I wonder if the tree is still there in the churchyard where I took the pine needles in my hand while we walked? I wonder about the soft threads in my velvet leggings and whether they’re still on the planet somewhere or if they’ve biodegraded by now. And 7 Seconds played on the car radio, in a car that by now will have turned to nuts and bolts.
I think about the bench in Bruton Park and if it still exists or has it been chopped up and turned to firewood and the metal smelted down. I wonder what happened to the the cages in the nature reserve where we wandered, how even now I can taste the still air and hear the leaves under our feet, in the strangeness, in the almost stagnant places from where the birds had flown.
And what happened to the white ceramic bowl with the first of the chicken salads, did it break years ago, is it fragmented in soil, mixed with mulch, feeding roses somewhere I’ll never know? And what about the settee with its soft green Fleur De Lys pattern, with the nap I felt under my hands when my eyes closed, have those fibres disintegrated by now?
I still hear the reliable tick of my parent’s mantle piece clock, marking time, stroking the moments as though they never ended and though that mechanism has long since been deconstructed, the echo of it fills my ears now.

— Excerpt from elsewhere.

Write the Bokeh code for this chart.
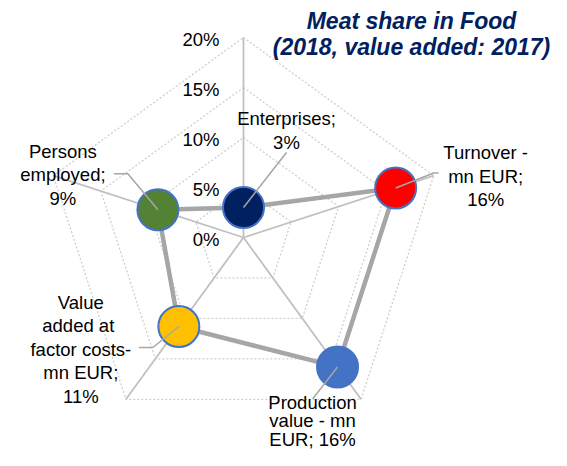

Of course, I wore red socks and my silk waistcoat was shimmering black. I wonder if its small buttons are sewn onto something else now or if they sit in someone’s sewing box, someone unaware of the role that they played in my life.
I wonder about the birds that had flown, whether they had chicks, and whether generations of them later, they fly over me in a different town, dropping feathers onto the new pathways that I make now.
I look out for them. It’s March 26th, I’m not bothered, it’s only time.